Dodatkowym utrudnieniem tej sytuacji jest fakt, że Duży zaczął odmawiać skoków na długo przed tym zanim się poznaliśmy, a zawsze dużo trudniej jest rozwiązywać problem, z którym w taki czy inny sposób mierzył się już poprzedni jeździec czy trener. Duży ma już jakieś swoje doświadczenia w tym temacie, swoje przyzwyczajenia. Problemu nie udało się rozwiązać odrazu, więc Elbrus utrwalił sobie ten nawyk, a ja mierzę się z tym bałaganem trochę w cieniu jego dotychczasowych doświadczeń. Osobną sprawą jest, że poprawianie czegoś, co nie jest wynikiem mojego własnego osobistego partaczenia jest dla mnie nowością. Siwego robiłam w końcu sama, jeździłam na nim tylko ja (no i Ala, ale przecież ona akurat do błędów Fabiana się nie przyłożyła), więc wszystkiego jego brzydkie przyzwyczajenia, jego złe nawyki, były gdzieś tam na końcu efektem i odbiciem moich błędów, a ich korekta była w związku z tym jednak zdecydowanie łatwiejsza.
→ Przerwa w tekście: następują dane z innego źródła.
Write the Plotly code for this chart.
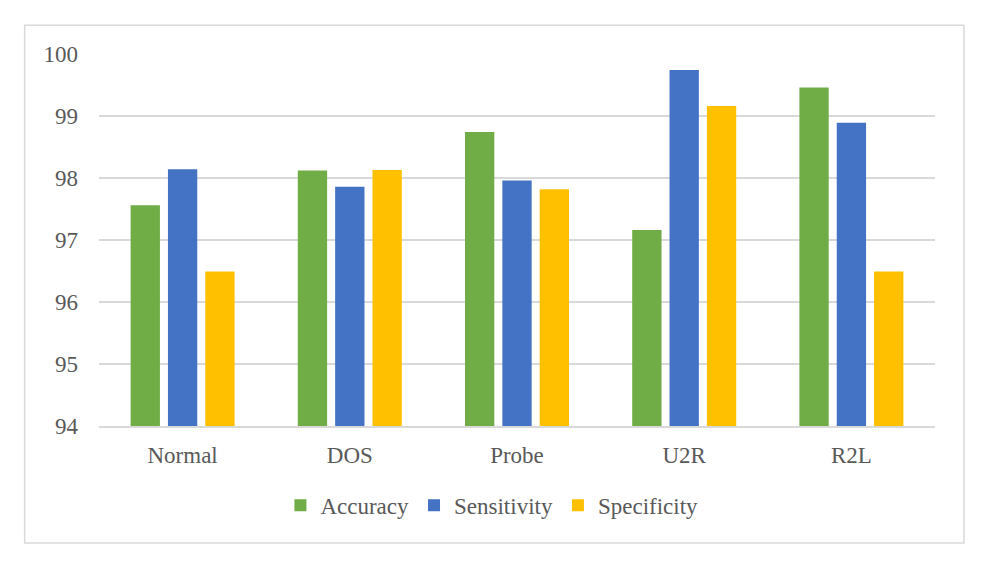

A propos Fabiana, w całej tej sytuacji jest zresztą śmieszne, że przesiadłam się na Elbrusa z konia, który wprawdzie w szerokim wachlarzu swoich możliwości i pomysłów nie miał akurat sliding stopu, ale któremu zdarzało się spływać przed przeszkodą, skakać z mega daleka i generalnie wymyślać. Tyle że Siwy był w tym – jak we wszystkim zresztą – bardzo hardy. Pod tym względem był totalnym przeciwieństwem Elbrusa. Bo to był twardy zawodnik, który regularnie sprawdzał, kto właściwie w naszym duecie jest szefem i dlaczego, który gdzieś tam pod skórą walczył o dominację i którego przy próbach wprowadzania w życie pomysłu na odmawianie skoków trzeba było właśnie mocniej ścisnąć. Problem niby podobny, ale koń totalnie inny. Nic w jeździectwie nie jest dane raz na zawsze, rozwiązanie, które działa i przynosi oczekiwane skutki w pracy z jednym koniem totalnie nie sprawdza się z drugim. No może poza jednym – pokora i cierpliwość w jeździectwie sprawdzają się zawsze. Liczę, że i z tym problemem pomogą mi się uporać.